Two of the biggest concerns topping the list for CEOs were the availability of key skills in employees and changes in consumer behaviours which they felt would disrupt their industries.
Air New Zealand CEO Adrian Littlewood says his company has had to adjust to consumer behaviour changing drastically at airports.
“Even the airlines these days almost don’t see the customer until they get on the plane because it is all self-service,” Littlewood says.
“Rather the airport, the airline, the border agencies and the retailers all interact with a small slice of that experience.”
As for key skills for employees, the retail industry may become more optimistic as more focus is put on retail as a career path in university qualifications.

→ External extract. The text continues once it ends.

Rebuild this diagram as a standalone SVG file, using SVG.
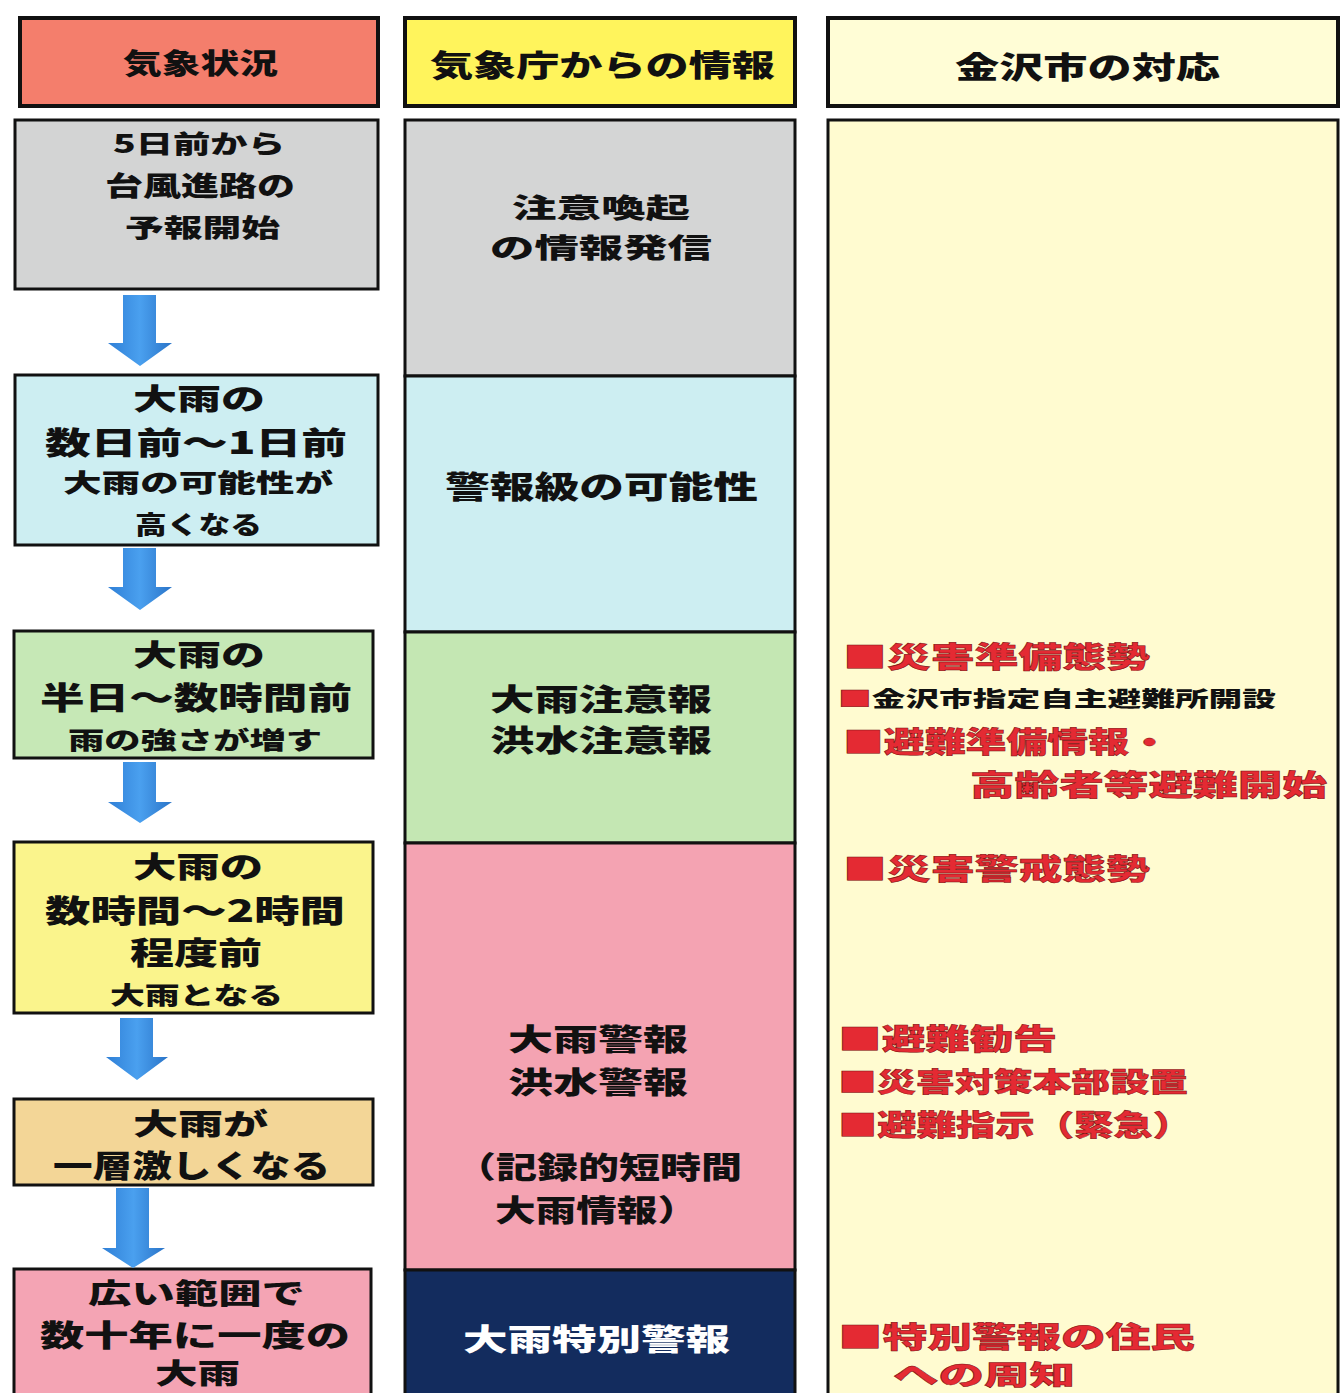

A new Bachelor in Retail and Business Management course kicked off at Massey University in February. Currently, 63 students are enrolled.
CEOs were increasingly worried about the speed of technological change, with 68 percent citing concern, up from 37 percent last year.
Changing technology has been a key concern for CEOs in retail for a while now, due to more consumers shopping online and new technology, such as omnichannel solutions, becoming available.
New Zealand Trade and Enterprise CEO Peter Chrisp says it’s crucial to get on top of emerging digital platforms.
“To state the obvious, we have to get on board with the cloud,” Chrisp says.
Foodstuffs CEO Murray Jordan agrees that keeping up with key technology is important.
He says his company will look at forming alliances with partners who will provide the best digital experience for their customers.
“How can we provide the best app or the best way for our customer to engage with us? Partnerships are likely to be a big part of our future,” he says.
Mobile technologies are seen as the most important development in technology, with 84 percent of CEOs considering it important to their company.
The importance of mobile is also reflected in Vend’s predictions for 12 biggest trends in retail for 2015.
Vend predicts that mobile will continue to grow in all directions, with smartphones and tablets expected to play an even bigger role in consumers’ shopping habits.
Mobile ordering, increasingly sophisticated loyalty programmes and mobile wallets are all predicted to grow in popularity this year.
As for prospects for their own companies, 35 percent of CEOs are “very confident” about revenue growth in the next 12 months.
In 2014, CEOs were noticeably much more confident, with 60 percent expecting revenue growth.
Despite these concerns, PwC New Zealand CEO Bruce Hassall says the economy may be more resilient than many CEOs believe.
“The New Zealand economy may surprise us further with its strength,” Hassall says.
“There will be regional dynamics to this – and in Auckland in particular, confidence is currently high, with the property sector and export opportunities underpinning this.”